*Goal:* Your copy of the material below should match it exactly, except that it holds no pictures.

*Material:*
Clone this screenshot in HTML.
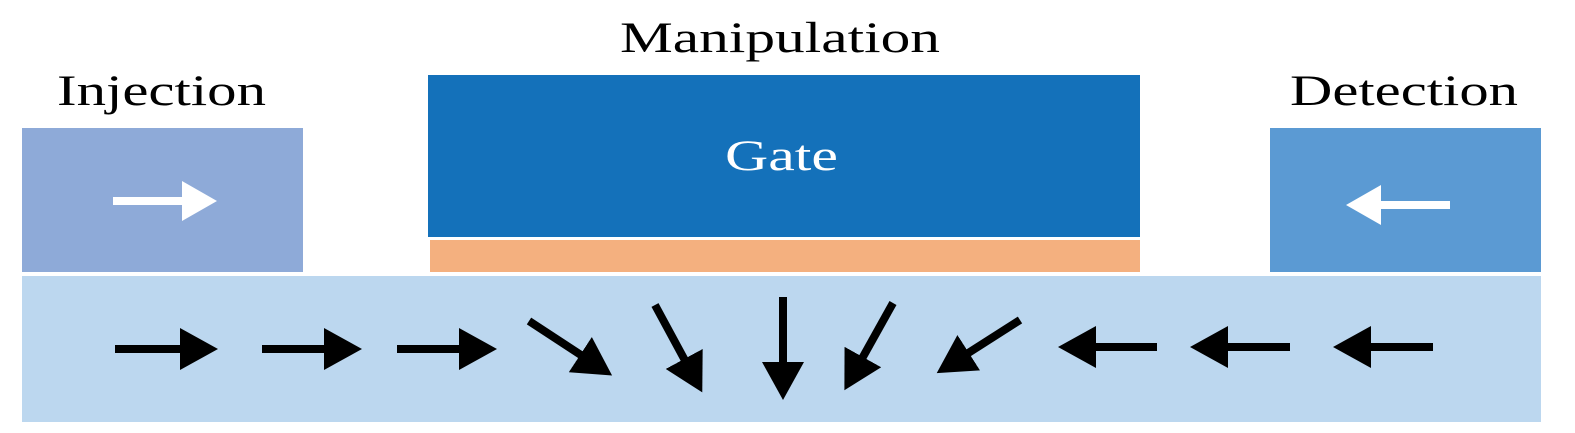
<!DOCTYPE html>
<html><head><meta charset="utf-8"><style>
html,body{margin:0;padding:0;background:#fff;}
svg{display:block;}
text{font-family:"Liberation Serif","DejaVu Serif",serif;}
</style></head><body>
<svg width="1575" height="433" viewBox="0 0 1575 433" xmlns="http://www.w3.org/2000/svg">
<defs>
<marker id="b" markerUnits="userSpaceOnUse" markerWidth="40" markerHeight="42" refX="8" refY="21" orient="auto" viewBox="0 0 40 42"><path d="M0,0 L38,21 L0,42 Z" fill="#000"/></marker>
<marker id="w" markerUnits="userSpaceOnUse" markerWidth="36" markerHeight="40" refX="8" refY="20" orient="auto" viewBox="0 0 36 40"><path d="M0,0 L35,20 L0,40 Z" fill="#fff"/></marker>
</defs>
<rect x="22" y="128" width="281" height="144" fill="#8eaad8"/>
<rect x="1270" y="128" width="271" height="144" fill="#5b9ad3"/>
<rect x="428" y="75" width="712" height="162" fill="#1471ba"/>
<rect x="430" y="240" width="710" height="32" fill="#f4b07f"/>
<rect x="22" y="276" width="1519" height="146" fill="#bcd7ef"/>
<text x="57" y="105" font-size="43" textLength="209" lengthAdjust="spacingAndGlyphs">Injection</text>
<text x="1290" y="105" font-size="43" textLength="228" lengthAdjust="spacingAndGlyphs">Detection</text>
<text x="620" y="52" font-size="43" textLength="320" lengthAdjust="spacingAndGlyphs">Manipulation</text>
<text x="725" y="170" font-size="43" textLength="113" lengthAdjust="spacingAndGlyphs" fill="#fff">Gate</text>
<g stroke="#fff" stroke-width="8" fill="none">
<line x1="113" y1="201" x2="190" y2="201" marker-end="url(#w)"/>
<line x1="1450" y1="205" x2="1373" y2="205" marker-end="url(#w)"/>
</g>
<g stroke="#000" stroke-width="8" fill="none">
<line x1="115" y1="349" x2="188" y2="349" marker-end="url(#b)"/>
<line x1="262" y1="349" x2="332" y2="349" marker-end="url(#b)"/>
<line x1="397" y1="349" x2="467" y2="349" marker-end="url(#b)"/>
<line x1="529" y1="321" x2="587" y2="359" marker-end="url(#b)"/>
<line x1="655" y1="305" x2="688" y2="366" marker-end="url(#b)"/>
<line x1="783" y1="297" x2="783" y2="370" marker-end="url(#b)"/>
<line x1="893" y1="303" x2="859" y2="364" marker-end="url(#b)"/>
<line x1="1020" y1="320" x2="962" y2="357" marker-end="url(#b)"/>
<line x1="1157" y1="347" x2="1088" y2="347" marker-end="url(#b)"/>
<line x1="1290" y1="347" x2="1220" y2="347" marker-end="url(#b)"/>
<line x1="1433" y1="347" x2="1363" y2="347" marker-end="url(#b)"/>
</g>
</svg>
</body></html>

*Final result:*
Clone this screenshot in HTML.
<!DOCTYPE html>
<html><head><meta charset="utf-8"><style>
html,body{margin:0;padding:0;background:#fff;}
svg{display:block;}
text{font-family:"Liberation Serif","DejaVu Serif",serif;}
</style></head><body>
<svg width="1575" height="433" viewBox="0 0 1575 433" xmlns="http://www.w3.org/2000/svg">
<defs>
<marker id="b" markerUnits="userSpaceOnUse" markerWidth="40" markerHeight="42" refX="8" refY="21" orient="auto" viewBox="0 0 40 42"><path d="M0,0 L38,21 L0,42 Z" fill="#000"/></marker>
<marker id="w" markerUnits="userSpaceOnUse" markerWidth="36" markerHeight="40" refX="8" refY="20" orient="auto" viewBox="0 0 36 40"><path d="M0,0 L35,20 L0,40 Z" fill="#fff"/></marker>
</defs>
<rect x="22" y="128" width="281" height="144" fill="#8eaad8"/>
<rect x="1270" y="128" width="271" height="144" fill="#5b9ad3"/>
<rect x="428" y="75" width="712" height="162" fill="#1471ba"/>
<rect x="430" y="240" width="710" height="32" fill="#f4b07f"/>
<rect x="22" y="276" width="1519" height="146" fill="#bcd7ef"/>
<text x="57" y="105" font-size="43" textLength="209" lengthAdjust="spacingAndGlyphs">Injection</text>
<text x="1290" y="105" font-size="43" textLength="228" lengthAdjust="spacingAndGlyphs">Detection</text>
<text x="620" y="52" font-size="43" textLength="320" lengthAdjust="spacingAndGlyphs">Manipulation</text>
<text x="725" y="170" font-size="43" textLength="113" lengthAdjust="spacingAndGlyphs" fill="#fff">Gate</text>
<g stroke="#fff" stroke-width="8" fill="none">
<line x1="113" y1="201" x2="190" y2="201" marker-end="url(#w)"/>
<line x1="1450" y1="205" x2="1373" y2="205" marker-end="url(#w)"/>
</g>
<g stroke="#000" stroke-width="8" fill="none">
<line x1="115" y1="349" x2="188" y2="349" marker-end="url(#b)"/>
<line x1="262" y1="349" x2="332" y2="349" marker-end="url(#b)"/>
<line x1="397" y1="349" x2="467" y2="349" marker-end="url(#b)"/>
<line x1="529" y1="321" x2="587" y2="359" marker-end="url(#b)"/>
<line x1="655" y1="305" x2="688" y2="366" marker-end="url(#b)"/>
<line x1="783" y1="297" x2="783" y2="370" marker-end="url(#b)"/>
<line x1="893" y1="303" x2="859" y2="364" marker-end="url(#b)"/>
<line x1="1020" y1="320" x2="962" y2="357" marker-end="url(#b)"/>
<line x1="1157" y1="347" x2="1088" y2="347" marker-end="url(#b)"/>
<line x1="1290" y1="347" x2="1220" y2="347" marker-end="url(#b)"/>
<line x1="1433" y1="347" x2="1363" y2="347" marker-end="url(#b)"/>
</g>
</svg>
</body></html>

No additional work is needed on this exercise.